There are many home owners paying to have new solar PV systems installed and many different solar installation companies, all with different pricing/costs. Does the market react to cost? Yes, if a product is overpriced, the market will not buy it, under the appraisal principle of substitution the least expensive system will attract the most demand. So, is price or cost a function of market reaction? I interpret the answer as: “Yes”. If so, a cost approach could be used to create credible results. Cost approach, under the appraisal principle of “substitution” reflects market reaction.
Are home owners installing solar PV to save money? Yes, they want to save on their energy costs over time, using a solar PV system to generate this income. So, is income (potential) a function of market reaction? I interpret the answer as: “Yes”. If so, an income approach could be used to create credible results. Income, under the appraisal principle of “anticipation” reflects market reaction.

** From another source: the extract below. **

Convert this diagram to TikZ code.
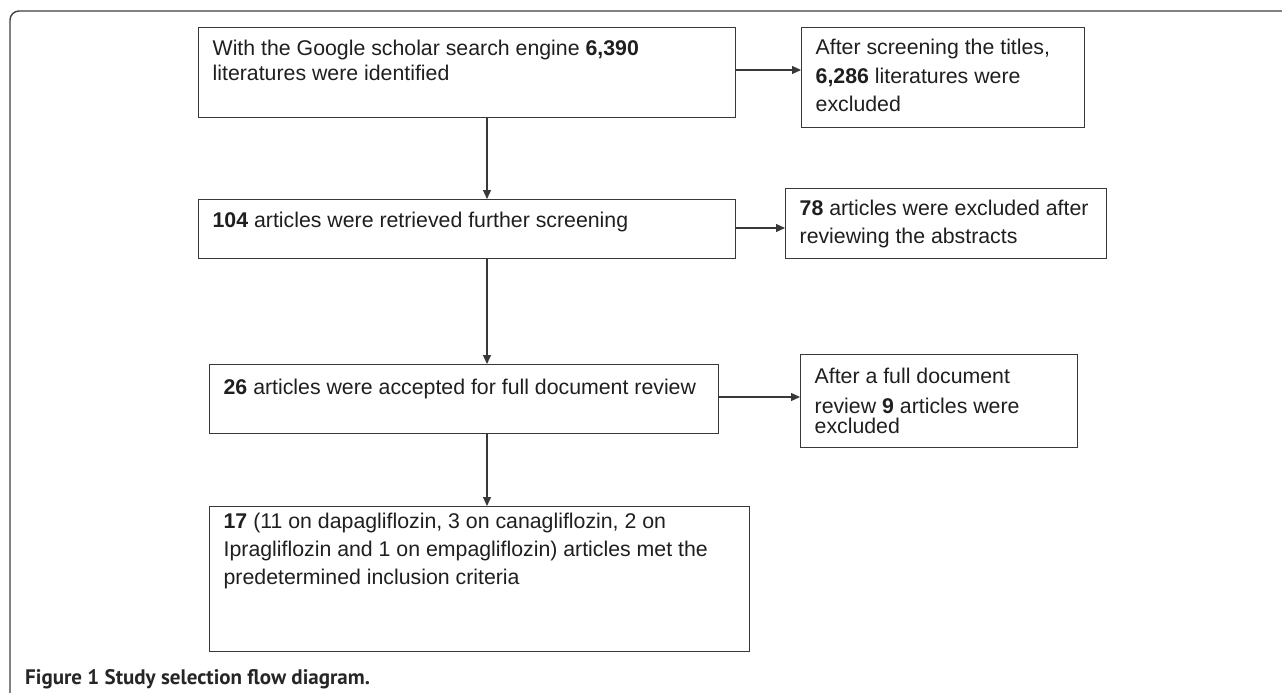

Another thought: Fannie/Freddie say there must be support for adjustments made in the sales comparison approach. This means that a $“0”/zero adjustment, is an adjustment that the appraiser must have support for. By simply saying “I could not find any sales with similar solar PV, so I gave the subject solar PV $0 value” would be a flawed methodology, and one in conflict with USPAP. The appraiser likely has the “cost” of the system and the “income” (energy the system produces) available, and they simply cannot ignore these value indications. While cost and income are not as market tested as sales comparison/paired sales, they do have some meaning and could be used to support adjustments made in the sales comparison approach. Lenders accept the cost approach all the time, even in the sales comparison approach: three comparable sales sold for $100,000 each, they each cost the buyers $100,000; so the subject is presumed to be worth…$100,000.
As an appraiser, my interpretation is that if a client limits my scope of work, in this case to use paired sales as the only approach in which to value solar PV; I may be in violation of the USPAP standards that Fannie and Freddie are requiring my appraisal to conform to. For these reasons, I would suggest that the lending community allow appraisers to create their own, un-encumbered scope of work around developing value opinions about solar photovoltaic systems.
Charles Guy Andrews, SRA & Certified Residential Appraiser at CMA Appraisals, Inc., Montpelier, VT.